I participated in this project during my time in Carpick Nanotribology Group. I studied the mechanical properties of amorphous materials by using an Atomic Force Microscope (AFM) to perform nanoindentations on nanoparticle packings. I found trends using image recognition on MATLAB and gave a group presentation on the new findings. You can find the details in the paper.

Evaporasun, raising solar panel efficiency through passive cooling.

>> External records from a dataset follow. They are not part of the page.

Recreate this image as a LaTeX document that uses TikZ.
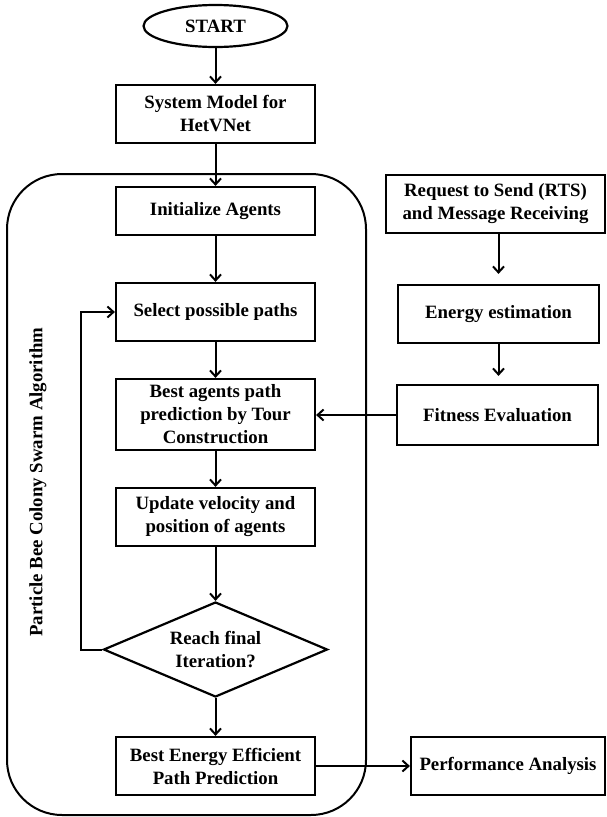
\documentclass[tikz,border=0pt]{standalone}
\usepackage{fontspec}
\setmainfont{Liberation Serif}
\usetikzlibrary{shapes.geometric,arrows.meta}

\def\lw{2.2pt}
\def\bw{199}

\begin{document}
\begin{tikzpicture}[x=1pt,y=-1pt,
    font=\bfseries\fontsize{18.8}{23}\selectfont,
    every node/.style={align=center,inner sep=0pt},
    blk/.style={draw,line width=\lw,minimum width=\bw pt,minimum height=58pt},
    arr/.style={line width=2pt,-{Straight Barb[length=6pt,width=11pt]}}]
    \useasboundingbox (0,0) rectangle (606,817);
    \node[draw,line width=2pt,rounded corners=55pt,minimum width=359pt,minimum height=641pt] (swarm) at (186.5,494.5) {};
    \node[rotate=90] (swarmlabel) at (38,482) {Particle Bee Colony Swarm Algorithm};

    \node[draw,ellipse,line width=\lw,minimum width=144pt,minimum height=42pt] (start) at (215.5,26) {START};
    \node[blk] (sysmodel) at (215.5,114) {System Model for\\HetVNet};
    \node[blk,minimum height=48pt] (init) at (215.5,211) {Initialize Agents};
    \node[blk] (select) at (215.5,312) {Select possible paths};
    \node[blk,minimum height=71pt] (tour) at (215.5,414.5) {Best agents path\\prediction by Tour\\Construction};
    \node[blk] (update) at (215.5,517) {Update velocity and\\position of agents};
    \node[draw,diamond,aspect=2.36,line width=\lw,minimum width=224pt,minimum height=95pt] (final) at (215.5,649.5) {Reach final\\Iteration?};
    \node[blk] (bestpath) at (215.5,766) {Best Energy Efficient\\Path Prediction};

    \node[blk,minimum width=219pt] (rts) at (495.5,204) {Request to Send (RTS)\\and Message Receiving};
    \node[blk,minimum width=201pt] (energy) at (498.5,314) {Energy estimation};
    \node[blk,minimum width=201pt,minimum height=60pt] (fitness) at (497.5,415) {Fitness Evaluation};
    \node[blk,minimum width=194pt] (perf) at (508,766) {Performance Analysis};

    \foreach \a/\b in {start/sysmodel,sysmodel/init,init/select,select/tour,tour/update,update/final,final/bestpath}
        \draw[arr] (\a) -- (\b);
    \draw[arr] (final.west) -- ++(-21,0) |- (select.west);
    \draw[arr,shorten >=10pt] (rts.south -| energy.north) -- (energy.north);
    \draw[arr,shorten >=8pt] (energy) -- (energy |- fitness.north);
    \draw[arr] (fitness.west) -- (fitness.west -| tour.east);
    \draw[arr] (bestpath.east) -- (perf.west);
\end{tikzpicture}
\end{document}
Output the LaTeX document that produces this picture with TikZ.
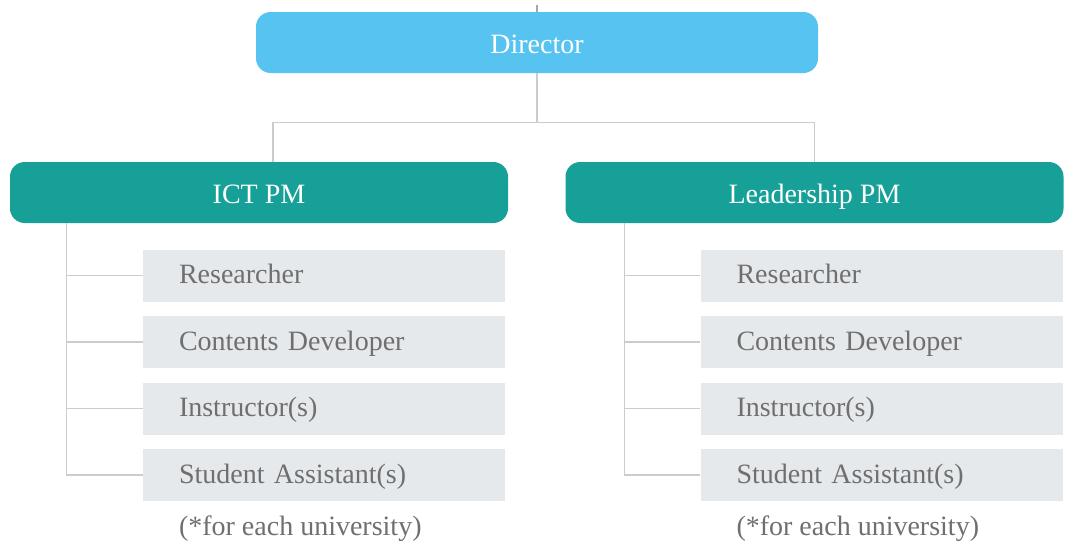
\documentclass[tikz,border=0pt]{standalone}
\usepackage{fontspec}
\setmainfont{Liberation Serif}
\usepackage{xcolor}
\usepackage{tikz}
\usetikzlibrary{positioning,calc}

\definecolor{dirblue}{HTML}{57C3F1}
\definecolor{pmteal}{HTML}{17A097}
\definecolor{stafffill}{HTML}{E5E9EC}
\definecolor{stafftext}{HTML}{6F6F6F}
\definecolor{linegray}{HTML}{CCCCCC}

\begin{document}
\begin{tikzpicture}[x=0.75pt, y=-0.75pt,
    org font/.style={font=\fontsize{21}{25}\selectfont, text height=14pt, text depth=2pt},
    top block/.style={rectangle, rounded corners=11pt, fill=dirblue, text=white,
        minimum width=421.5pt, minimum height=45.75pt, org font, text height=16pt, text depth=0pt},
    pm block/.style={rectangle, rounded corners=11pt, fill=pmteal, text=white,
        minimum width=373.5pt, minimum height=45.75pt, org font, text height=16pt, text depth=0pt},
    staff block/.style={rectangle, fill=stafffill, text=stafftext, align=left,
        text width=217.5pt, inner xsep=27pt, inner ysep=0pt, minimum height=39pt, org font},
    note/.style={text=stafftext, inner sep=0pt, org font},
    org line/.style={draw=linegray, line width=1.1pt}]

    \useasboundingbox (0,0) rectangle (1070,540);

    % top level
    \node [top block] (director) at (537,42.5) {Director};
    \node [pm block] (ict) at (259,192.5) {ICT PM};
    \node [pm block] (lead) at (814.5,192.5) {Leadership PM};

    \coordinate (stub) at ($(director.north)+(0,-7)$);
    \draw [draw=black!35, line width=1.1pt] (director.north) -- (stub);

    \coordinate (split) at ($(director.south)+(0,49)$);
    \draw [org line] (director.south) -- (split);
    \draw [org line] (split) -| ($(ict.north)+(14,0)$);
    \draw [org line] (split) -| (lead.north);

    % ICT staff
    \node [staff block, anchor=north west] (ictres) at ($(ict.south west)+(133,26)$) {Researcher};
    \node [staff block, below=10.5pt of ictres] (ictcon) {Contents Developer};
    \node [staff block, below=10.5pt of ictcon] (ictins) {Instructor(s)};
    \node [staff block, below=10.5pt of ictins] (ictstu) {Student Assistant(s)};
    \node [note, anchor=west] (ictnote) at ($(ictstu.south west)+(36,26)$) {(*for each university)};

    % Leadership staff
    \node [staff block, anchor=north west] (leadres) at ($(lead.south west)+(135,26)$) {Researcher};
    \node [staff block, below=10.5pt of leadres] (leadcon) {Contents Developer};
    \node [staff block, below=10.5pt of leadcon] (leadins) {Instructor(s)};
    \node [staff block, below=10.5pt of leadins] (leadstu) {Student Assistant(s)};
    \node [note, anchor=west] (leadnote) at ($(leadstu.south west)+(36,26)$) {(*for each university)};

    \coordinate (ictroot) at ($(ict.south west)+(57,0)$);
    \coordinate (leadroot) at ($(lead.south west)+(59,0)$);
    \foreach \n in {ictres,ictcon,ictins,ictstu}
        \draw [org line] (ictroot) |- (\n.west);
    \foreach \n in {leadres,leadcon,leadins,leadstu}
        \draw [org line] (leadroot) |- (\n.west);

\end{tikzpicture}
\end{document}
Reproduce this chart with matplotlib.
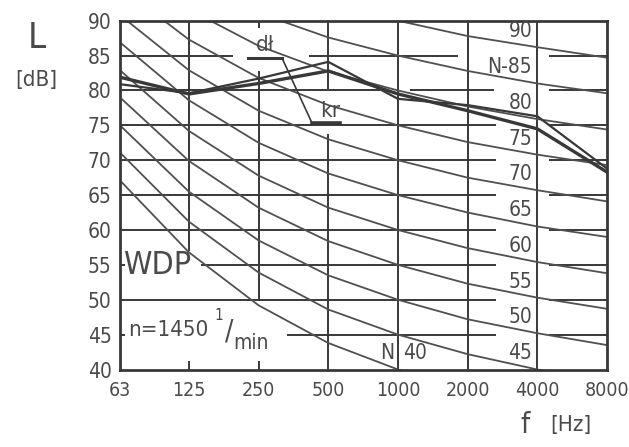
import matplotlib.pyplot as plt
import numpy as np

W, H = 629, 447

# oktawowe pasma czestotliwosci
freqs = [63, 125, 250, 500, 1000, 2000, 4000, 8000]
freq_labels = ['63', '125', '250', '500', '1000', '2000', '4000', '8000']
db_ticks = [40, 45, 50, 55, 60, 65, 70, 75, 80, 85, 90]

# krzywe N
nr_levels = [40, 45, 50, 55, 60, 65, 70, 75, 80, 85, 90]
nr40 = [67.1, 56.8, 49.2, 43.8, 40.0, 37.1, 34.9, 33.2]
nr45 = [71.1, 61.2, 53.9, 48.6, 45.0, 42.2, 40.0, 38.4]
nr50 = [75.0, 65.5, 58.5, 53.5, 50.0, 47.2, 45.2, 43.5]
nr55 = [79.0, 69.9, 63.2, 58.4, 55.0, 52.3, 50.3, 48.7]
nr60 = [82.9, 74.2, 67.8, 63.2, 60.0, 57.4, 55.4, 53.8]
nr65 = [86.9, 78.6, 72.5, 68.1, 65.0, 62.5, 60.5, 59.0]
nr70 = [90.8, 82.9, 77.1, 73.0, 70.0, 67.5, 65.7, 64.1]
nr75 = [94.8, 87.3, 81.8, 77.9, 75.0, 72.6, 70.8, 69.3]
nr80 = [98.7, 91.6, 86.4, 82.7, 80.0, 77.7, 75.9, 74.4]
nr85 = [102.7, 96.0, 91.1, 87.6, 85.0, 82.8, 81.0, 79.6]
nr90 = [106.6, 100.3, 95.7, 92.5, 90.0, 87.8, 86.2, 84.7]
nr_curves = [nr40, nr45, nr50, nr55, nr60, nr65, nr70, nr75, nr80, nr85, nr90]

# widma zmierzone (WDP, n=1450 1/min)
level_kr = [81.9, 79.5, 81.0, 82.8, 79.5, 77.1, 74.5, 68.3]
level_dl = [80.9, 79.6, 81.7, 84.1, 78.8, 77.9, 76.3, 68.8]

ink = '#383838'
txt = '#4a4a4a'
plt.rcParams['font.family'] = ['DejaVu Sans']
plt.rcParams['font.stretch'] = 'condensed'


def px(x, y):
    return x / W, 1 - y / H


fig = plt.figure(figsize=(W / 100, H / 100), dpi=100)
fig.patch.set_facecolor('white')
ax = fig.add_axes([120 / W, 1 - 369.5 / H, 487 / W, 348.8 / H])
ax.set_xscale('log', base=2)
ax.set_xlim(63, 8000)
ax.set_ylim(40, 90)
ax.set_xticks(freqs)
ax.set_xticklabels(freq_labels)
ax.set_yticks(db_ticks)
ax.tick_params(axis='y', length=0, labelsize=15, colors=txt, pad=6)
ax.tick_params(axis='x', length=0, labelsize=14, colors=txt, pad=8)
ax.minorticks_off()
for s in ax.spines.values():
    s.set_color(ink)
    s.set_linewidth(2.0)

# siatka pozioma (przerwana przy opisach)
for d in [50, 60, 65, 70, 75]:
    ax.hlines(d, 63, 2640, color=ink, lw=1.4)
ax.hlines(85, 63, 193, color=ink, lw=1.4)
ax.hlines(85, 413, 1817, color=ink, lw=1.4)
ax.hlines(80, 63, 840, color=ink, lw=1.4)
ax.hlines(80, 1133, 2600, color=ink, lw=1.4)
ax.hlines(55, 141, 2640, color=ink, lw=1.4)
ax.hlines(45, 333, 2640, color=ink, lw=1.4)
ax.hlines([55, 45], 63, 66, color=ink, lw=1.4)
ax.hlines(db_ticks[1:-1], 4478, 8000, color=ink, lw=1.4)

# siatka pionowa
ax.vlines([1000, 2000, 4000], 40, 90, color=ink, lw=1.4)
ax.vlines(125, 57, 90, color=ink, lw=1.4)
ax.vlines(250, 49.8, 82.8, color=ink, lw=1.4)
ax.vlines(250, 89, 90, color=ink, lw=1.4)
ax.vlines(500, 40, 73.8, color=ink, lw=1.4)
ax.vlines(500, 80.2, 90, color=ink, lw=1.4)
ax.vlines([125, 250], 40, 41.2, color=ink, lw=1.4)

# krzywe N
for lvl, vals in zip(nr_levels, nr_curves):
    ax.plot(freqs, vals, color='#505050', lw=1.3, clip_on=True)
    if lvl == 40:
        continue
    lab = 'N-85' if lvl == 85 else str(lvl)
    ax.text(3800, vals[6] + 2.3, lab, ha='right', va='center',
            fontsize=15, color=txt)
ax.text(960, 42.4, 'N', ha='right', va='center', fontsize=15, color=txt)
ax.text(1050, 42.4, '40', ha='left', va='center', fontsize=15, color=txt)

# widma zmierzone
ax.plot(freqs, level_dl, color=ink, lw=1.6)
ax.plot(freqs, level_kr, color=ink, lw=2.4)

# opisy linii
fig.text(*px(265, 45), 'dł', ha='center', va='center', fontsize=16, color=txt)
fig.text(*px(330, 111), 'kr', ha='center', va='center', fontsize=16, color=txt)
fig.add_artist(plt.Line2D([248 / W, 282 / W], [1 - 58 / H] * 2, color=ink, lw=2.2))
fig.add_artist(plt.Line2D([282 / W, 312 / W], [1 - 58 / H, 1 - 123 / H], color=ink, lw=1.2))
fig.add_artist(plt.Line2D([312 / W, 340 / W], [1 - 123 / H] * 2, color=ink, lw=2.6))

fig.text(*px(157, 266), 'WDP', ha='center', va='center', fontsize=23, color=txt)
fig.text(*px(168, 330), 'n=1450', ha='center', va='center', fontsize=16, color=txt)
fig.text(*px(219, 316), '1', ha='center', va='center', fontsize=11, color=txt)
fig.text(*px(229, 332), '/', ha='center', va='center', fontsize=20, color=txt)
fig.text(*px(251, 343), 'min', ha='center', va='center', fontsize=15, color=txt)

fig.text(*px(37, 38), 'L', ha='center', va='center', fontsize=26, color=txt)
fig.text(*px(36, 80), '[dB]', ha='center', va='center', fontsize=16, color=txt)
fig.text(*px(525, 425), 'f', ha='center', va='center', fontsize=21, color=txt)
fig.text(*px(571, 425), '[Hz]', ha='center', va='center', fontsize=16, color=txt)

fig.savefig('out.png', dpi=100)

Evaporasun is the product of my senior design project with 3 other team members. We performed small scale solar panel tests in a controlled environment to evaluate the effects of different cooling methods. After gathering data and developing models, we designed and built a fully passive cooling system through capillary action, finally validating our design and predictive models on a full scale commercial solar panel. We predict a 20^oC decrease in temperature under simulated peak sun conditions using our passive cooling system and 10% average increase in power output. Visit the project website, or download the poster and full report.

2015

String Stability of Independent Autonomous Vehicles

In this project I studied the propagation of instability that arises from autonomous vehicles independent of one another. I simulated and implemented a feedback controller for independent miniature electric vehicles following a lead train at varying velocities and directions based on sensory data from on-board ultrasonic sensors. For more information and a video of the experiment, visit the project website.

Automatic Ball-Balancing

The objective of this project is to balance a ball at different points along an inherently unsteady rail by using computer vision to track the ball’s position and a PID controller to maintain the ball’s position. I modelled the kinetics of the ball based on the rail geometry and used the model to design the PID controller. Visit the project website for videos of the various design configurations.

2014

Machine Design and Manufacturing: Gamma-type Stirling Heat Engine

Using 2.5D CNC mills and lathes, I designed and machined a Gamma-type Stirling Heat Engine from aluminum and steel which ran at over 1000 RPM. Visit the project website for a detailed look at the designs, or skip to the video (I apologize for the low quality video ahead of time.)

Designing and Testing a New Microcantilever Calibration Device for an Advanced Atomic Force Microscope

I performed research on the application of the Diamagnetic Lateral Force Calibration on the Ultra High Vacuum 750 AFM by RHK. A central component of the calibration device is a graphite-mica composite levitating through diamagnetism. I designed and machined custom parts using CNC mills and lathes to house the composite sheet securely. The parts were particularly challenging to machine as they have small tolerances and dimensions (~1” in diameter, ~1/4” thick). Unorthodox methods were used in making them. You can see a summary of the project by going over the poster or read the full story in the report.

[Applied Physics Letters] Direct torsional actuation of microcantilevers using magnetic excitation

My first foray into research in Carpick Nanotribology Group, I investigated the improvement in data collection from attaching magnetic beads to AFM tips. Details can be found in the paper.